The second major cause of groupthink is more benign, and therefore more insidious. Here, the company culture is such that it simply doesn’t expect a lot of innovation. In this scenario, dissent and debate are discouraged not so much because they are controversial but rather because they seem completely unnecessary. Business is good, our customers are happy with what we’re giving them – so why even go to the trouble of making a big deal out of something that isn’t even a current problem? Often these kinds of managers are thoughtful, nurturing, and truly interested in creating happy and respectful working environments. However, the long-term effect is to create an environment in which creativity and independent criticism are simply not considered important qualities. That works fine when everything is going well. But if conditions change – say, disruptive products or an economic recession – suddenly you’re left with a company full of people who have no experience in creative problem-solving.
Based on everything you’ve read, you might assume that I am an opponent of groupthink, but nothing could be further from the truth. After all, without groupthink, how would I have ever been in a position to maybe buy Blackberry and turn one of their factories into an amusement park?
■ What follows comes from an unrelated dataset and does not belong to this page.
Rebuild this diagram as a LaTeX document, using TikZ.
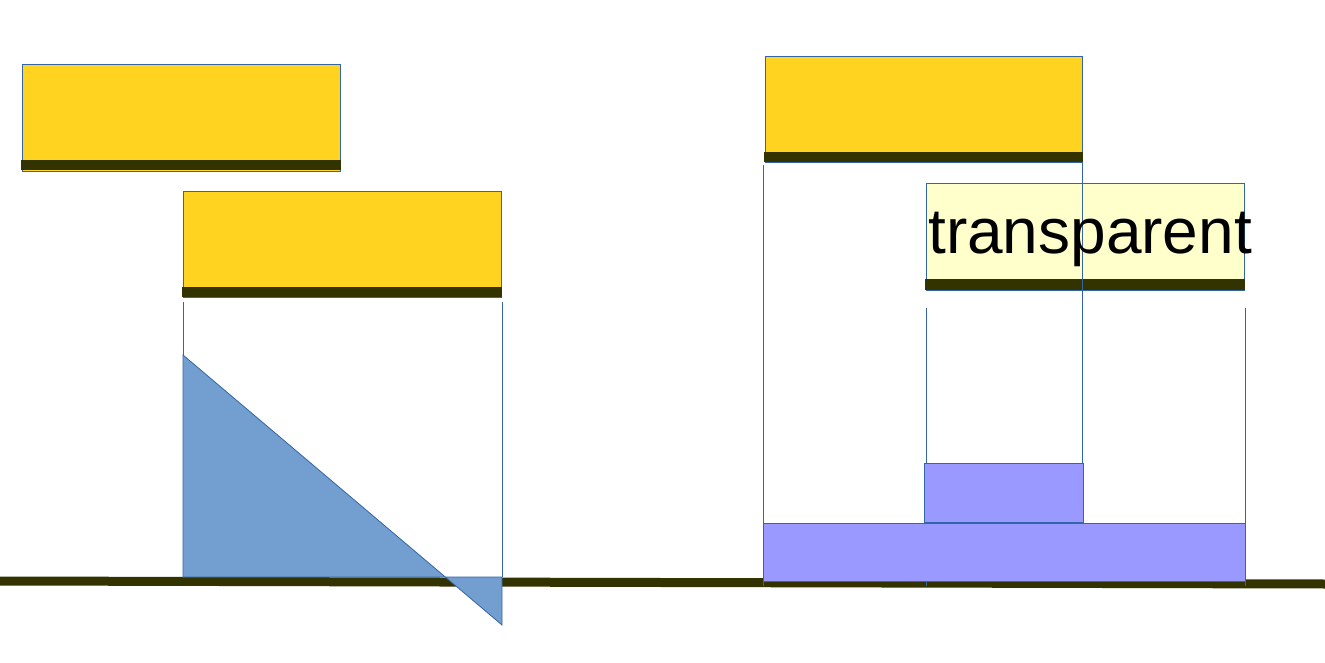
\documentclass[tikz,border=0pt]{standalone}
\usepackage{fontspec}
\setmainfont{Liberation Sans}
\definecolor{yel}{HTML}{FFD320}
\definecolor{barc}{HTML}{333300}
\definecolor{edge}{HTML}{3465A4}
\definecolor{trif}{HTML}{729FCF}
\definecolor{purp}{HTML}{9999FF}
\definecolor{lyel}{HTML}{FFFFCC}
\begin{document}
\begin{tikzpicture}[x=1pt,y=-1pt,
  ground/.style={draw=barc,line width=9pt},
  ybox/.style={fill=yel,draw=edge,line width=0.8pt},
  lbox/.style={fill=lyel,draw=edge,line width=0.8pt},
  bar/.style={fill=barc},
  thin/.style={draw=edge,line width=0.8pt},
  tri/.style={fill=trif,draw=edge,line width=0.8pt},
  pbox/.style={fill=purp,draw=edge,line width=1pt}]
\useasboundingbox (0,0) rectangle (1325,663);
% ground
\draw[ground] (0,581) -- (1325,584);
% left top box
\draw[ybox] (22,64) rectangle (340,171);
\fill[bar] (21,160) rectangle (341,170);
% left second box
\draw[ybox] (183,191) rectangle (501,297);
\fill[bar] (182,287) rectangle (502,297);
\draw[thin] (183,302) -- (183,578);
\draw[thin] (502,302) -- (502,577);
% triangle
\draw[tri] (183,355) -- (502,625) -- (502,577) -- (183,577) -- cycle;
% right top box
\draw[ybox] (765,56) rectangle (1082,162);
\fill[bar] (764,152) rectangle (1083,162);
% transparent box
\draw[lbox] (926,183) rectangle (1244,290);
\fill[bar] (925,279) rectangle (1245,290);
% vertical lines
\draw[thin] (763,165) -- (763,586);
\draw[thin] (1082,162) -- (1082,463);
\draw[thin] (926,308) -- (926,586);
\draw[thin] (1245,308) -- (1245,586);
% purple rects
\draw[pbox] (924,463) rectangle (1083,522);
\draw[pbox] (763,523) rectangle (1245,581);
% label
\node[anchor=base west,inner sep=0pt] (lbl) at (928,254) {\fontsize{64}{72}\selectfont transparent};
\end{tikzpicture}
\end{document}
Opponents of groupthink often resort to a common argument, one that we all heard as children: “If everybody jumped off the bridge, would you do it too?” At first glance, that seems like a perfectly reasonable scenario to illustrate the absurdity of doing things just because other people have already done them. But as my father likes to point out, if everybody jumped off the bridge, eventually it wouldn’t even be much of a fall. You could just step off that thing, walk back up, and jump back off. Sounds like a lovely afternoon to me.
So please, don’t step out of line. Don’t encourage your employees to share their ideas, don’t voice opinions that others haven’t already mentioned, and do not look for novel solutions to new problems. The mediocrity of your company depends on it.